In total, the group of youth from the Shelley Idaho Stake cleaned up and painted 11 stores. Even the local bar got a new coat of paint, as well as the police station. They also cleared away rubbish, pulled weeds, and planted hundreds of flowers.
With a population of 4,000, Shelley is largely an LDS community. The cleanup day was designed by caring Young Men and Young Women leaders to give the youth an opportunity to experience the joy of service.
“I thought it looked real neat when we cleaned up the town,” said Norina Cox, 12. “I was proud to say I helped.”
“I liked the feeling I got when we fixed up Shelley. It was worth the effort,” added Kristen Sargis.
The downtown street was deteriorating. Over the years, businesses had closed and storefronts stood vacant. Plans for the downtown cleanup started long before the activity took place. Church leaders met with the city council and the Chamber of Commerce to coordinate plans. Paint was donated, and equipment offered.
At the end of a hard day, the youth gathered to celebrate at a street dance held in a local parking lot.
“I’d been involved in Scout service projects before,” said Shane Thiemann, “but this was a giant one. It improved the way people feel about our town.”
Kathryn J. Vedell of the Kirtland Ward, Kirtland Ohio Stake, was recognized for her outstanding achievements during the Miss Teen of Ohio pageant. She received the Personal Development award given for her interests and hobbies that have made her a well-rounded individual. Kathryn said her involvement in Church programs like Primary and Mutual provided her with many opportunities for personal development.
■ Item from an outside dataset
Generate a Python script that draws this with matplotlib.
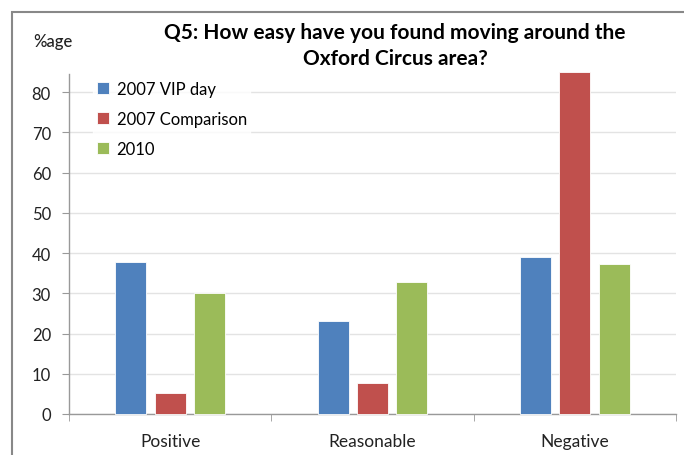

Kathryn has also been awarded a scholarship to spend her senior year of high school in Germany on an exchange program.
When the girls of the Logan Utah Mt. Logan Stake gathered for the opening ceremony of girls’ camp, a new flag, with colors representing the Young Women values, was unfurled. A member of the stake Young Women presidency told the story of Captain Moroni; then the girls were invited to sign their names on the flag as a pledge to live their values.
Each morning the flag was hoisted aloft as a visual reminder of the camp theme.
But at the end of the camp, the flag was not folded away. Leaders have plans to fly the flag at every Young Women event held in the future, and new girls are invited to sign it as they enter the Young Women program.
by Anne Bradshaw
Beth Stanton of the Wolverhampton Ward, Lichfield England Stake, loves to sing. She teaches in a school for socially deprived teenagers, and her ambition is to bring joy into their lives through music.
Beth took a lead part in a major British church production, and has recently organised a Young Adult choir which travelled and performed for charities, handicapped children, and social events.
She serves in her ward as a counsellor to the Young Women president and teaches institute.
The Young Women of the Lafayette Ward, Baton Rouge Louisiana Stake, completed a special quilting project. Each girl cross-stitched a colored square that displayed one of the Young Women values. The Young Women motto was added as well.
The quilt was made with the intent of presenting it to their Young Women president while she thought it was to be given to someone else. Prior to the presentation, Shannon Dunaway, the Laurel president, explained to the ward the meaning of the quilt and the love that had gone into each stitch.